- Born: Denver, Colorado
- Occupation: Artist
- Known for: Murals

= Joshua Mays =

American muralist (born c. 1976)

Joshua Mays (born c. 1976) is an American painter, illustrator, and muralist. His work, which typically features Black subjects in fantastical settings, is considered by many to be an example of Afrofuturism, although he does not use the label to describe himself. Mays was born in Denver, Colorado, and he is based in Oakland, California.

== Work ==

Mays is self-taught and sold his first commissioned piece in high school. He names album cover artist Mati Klarwein as an influence, and he has done album art for Jneiro Jarel and Jill Scott.

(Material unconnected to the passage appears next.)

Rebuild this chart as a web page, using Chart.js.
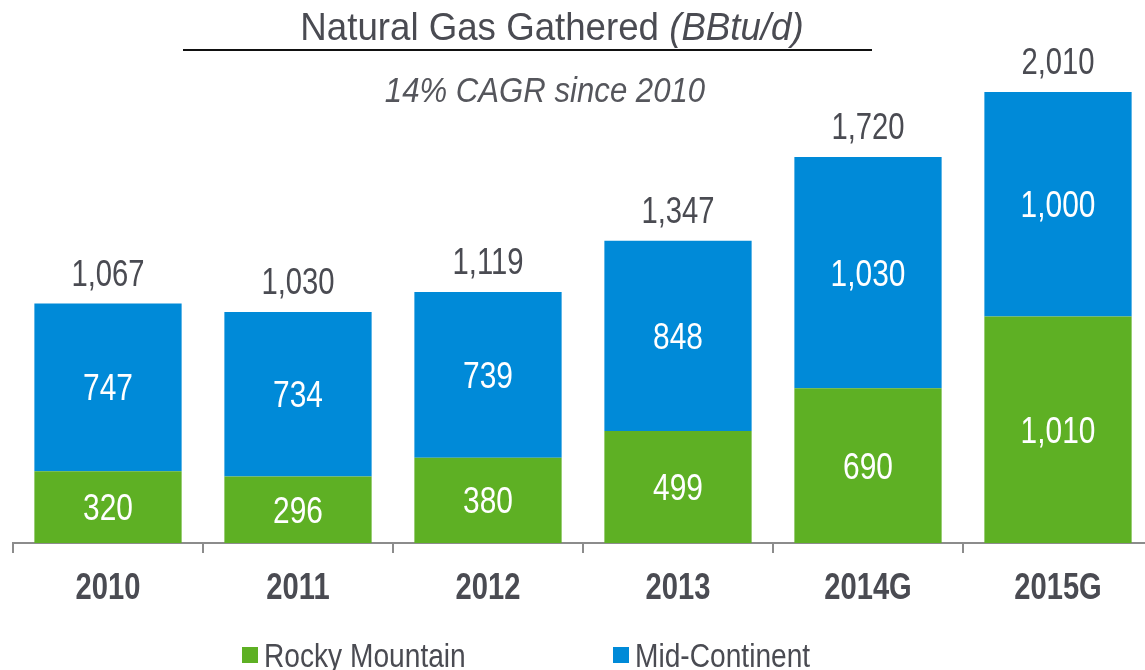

Mays's murals include the "BEACON" series, which is based on a quote by Maya Angelou: “If one is lucky, a solitary fantasy can totally transform one million realities.” This series consists of murals in Oakland at 23rd Avenue and 24th Street, 829 Vermont St., West Oakland, and 1700 Broadway. The piece at 1700 Broadway is called Beacon Frequency Reader and is one of the city's largest murals. Its subject is a girl with a staff, who is surrounded by birds. Mays is quoted as says the girl is a "gatekeeper to a fantastical realm." The mural's installation was arranged by curator Sorell Raino-Tsui, who negotiated the installations of other large murals in Oakland's Uptown neighborhood.

Joshua Mays and King Britt, working with Mural Arts Philadelphia, created an "augmented reality mural" at 5300 Lansdowne Ave in 2018. The piece, Dreams, Diaspora and Destiny, included a mural by Mays and Mural Arts Philadelphia, music by Britt, and a mobile app for viewers. Other locations where he has painted murals include Johannesburg, Mexico City and Jakarta.

In 2018, San Francisco Magazine named him as one of "100 artists putting the East Bay on the map."

In February 2019, the Obama Foundation hosted an event in Oakland for its My Brother's Keeper initiative, which former president Barack Obama attended. Mays was commissioned by the Obama Foundation to create an installation for the venue, and he produced murals of smiling black boys. He also spoke to youth at the event about life as an artist.

In November 2020 it was announced that Kaiser Permanente and ABG Art Group were partnering to commission a mural about social justice for Liberation Park in Oakland by Mays and Rachel Wolfe-Goldsmith.